Work to do:
Transcribe the whole listing below without changing a word, but leave out every image.

Material provided:
* * * *
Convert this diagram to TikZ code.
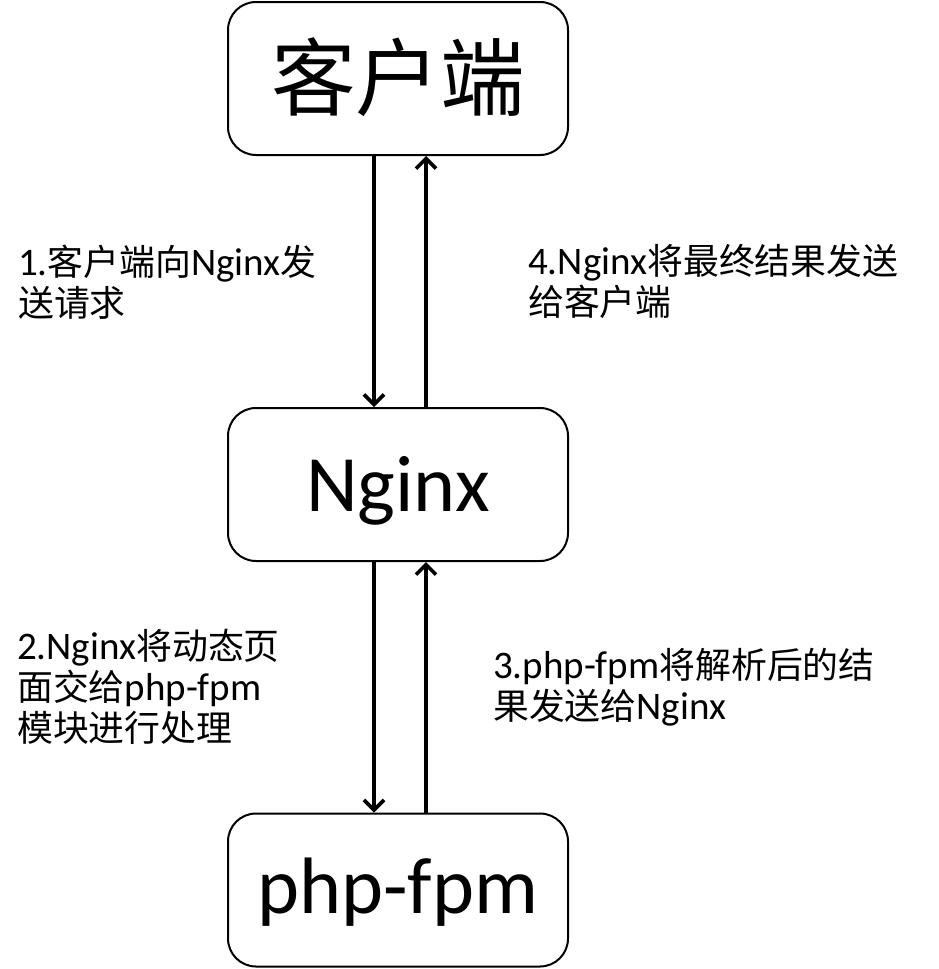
\documentclass[tikz,border=0pt]{standalone}
\usepackage{fontspec}
\setmainfont{Carlito}
\newfontfamily\cjk[Scale=0.92]{Noto Sans CJK SC}
\usetikzlibrary{arrows.meta}
\begin{document}
\begin{tikzpicture}[x=1pt,y=1pt,
  box/.style={draw, line width=2pt, rounded corners=28pt, minimum width=340pt, minimum height=153pt, inner sep=0pt},
  big/.style={inner sep=0pt, font=\fontsize{80}{84}\selectfont},
  flow/.style={line width=3.6pt, -{Straight Barb[length=10pt,width=20pt]}},
  lbl/.style={anchor=north west, align=left, inner sep=0pt, font=\fontsize{39}{41}\selectfont}]
\useasboundingbox (0,0) rectangle (939,-969);
\node[box] (client) at (398,-78.5) {};
\node[box] (nginx) at (398,-484.5) {};
\node[box] (php) at (398,-890) {};
\node[big] (tclient) at ([yshift=1pt]client.center) {{\fontsize{92}{96}\selectfont\cjk 客户端}};
\node[big] (tnginx) at ([yshift=-6pt]nginx.center) {Nginx};
\node[big] (tphp) at ([yshift=-2pt]php.center) {php-fpm};
\draw[flow] ([xshift=-24pt]client.south) -- ([xshift=-24pt]nginx.north);
\draw[flow] ([xshift=28pt]nginx.north) -- ([xshift=28pt]client.south);
\draw[flow] ([xshift=-24pt]nginx.south) -- ([xshift=-24pt]php.north);
\draw[flow] ([xshift=28pt]php.north) -- ([xshift=28pt]nginx.south);
\node[lbl] (l1) at (18,-245) {1.{\cjk 客户端向}Nginx{\cjk 发}\\{\cjk 送请求}};
\node[lbl] (l4) at (528,-244) {4.Nginx{\cjk 将最终结果发送}\\{\cjk 给客户端}};
\node[lbl] (l2) at (17,-629) {2.Nginx{\cjk 将动态页}\\{\cjk 面交给}php-fpm\\{\cjk 模块进行处理}};
\node[lbl] (l3) at (493,-648) {3.php-fpm{\cjk 将解析后的结}\\{\cjk 果发送给}Nginx};
\end{tikzpicture}
\end{document}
* * * *
Task output:
Convert this diagram to TikZ code.
\documentclass[tikz,border=0pt]{standalone}
\usepackage{fontspec}
\setmainfont{Carlito}
\newfontfamily\cjk[Scale=0.92]{Noto Sans CJK SC}
\usetikzlibrary{arrows.meta}
\begin{document}
\begin{tikzpicture}[x=1pt,y=1pt,
  box/.style={draw, line width=2pt, rounded corners=28pt, minimum width=340pt, minimum height=153pt, inner sep=0pt},
  big/.style={inner sep=0pt, font=\fontsize{80}{84}\selectfont},
  flow/.style={line width=3.6pt, -{Straight Barb[length=10pt,width=20pt]}},
  lbl/.style={anchor=north west, align=left, inner sep=0pt, font=\fontsize{39}{41}\selectfont}]
\useasboundingbox (0,0) rectangle (939,-969);
\node[box] (client) at (398,-78.5) {};
\node[box] (nginx) at (398,-484.5) {};
\node[box] (php) at (398,-890) {};
\node[big] (tclient) at ([yshift=1pt]client.center) {{\fontsize{92}{96}\selectfont\cjk 客户端}};
\node[big] (tnginx) at ([yshift=-6pt]nginx.center) {Nginx};
\node[big] (tphp) at ([yshift=-2pt]php.center) {php-fpm};
\draw[flow] ([xshift=-24pt]client.south) -- ([xshift=-24pt]nginx.north);
\draw[flow] ([xshift=28pt]nginx.north) -- ([xshift=28pt]client.south);
\draw[flow] ([xshift=-24pt]nginx.south) -- ([xshift=-24pt]php.north);
\draw[flow] ([xshift=28pt]php.north) -- ([xshift=28pt]nginx.south);
\node[lbl] (l1) at (18,-245) {1.{\cjk 客户端向}Nginx{\cjk 发}\\{\cjk 送请求}};
\node[lbl] (l4) at (528,-244) {4.Nginx{\cjk 将最终结果发送}\\{\cjk 给客户端}};
\node[lbl] (l2) at (17,-629) {2.Nginx{\cjk 将动态页}\\{\cjk 面交给}php-fpm\\{\cjk 模块进行处理}};
\node[lbl] (l3) at (493,-648) {3.php-fpm{\cjk 将解析后的结}\\{\cjk 果发送给}Nginx};
\end{tikzpicture}
\end{document}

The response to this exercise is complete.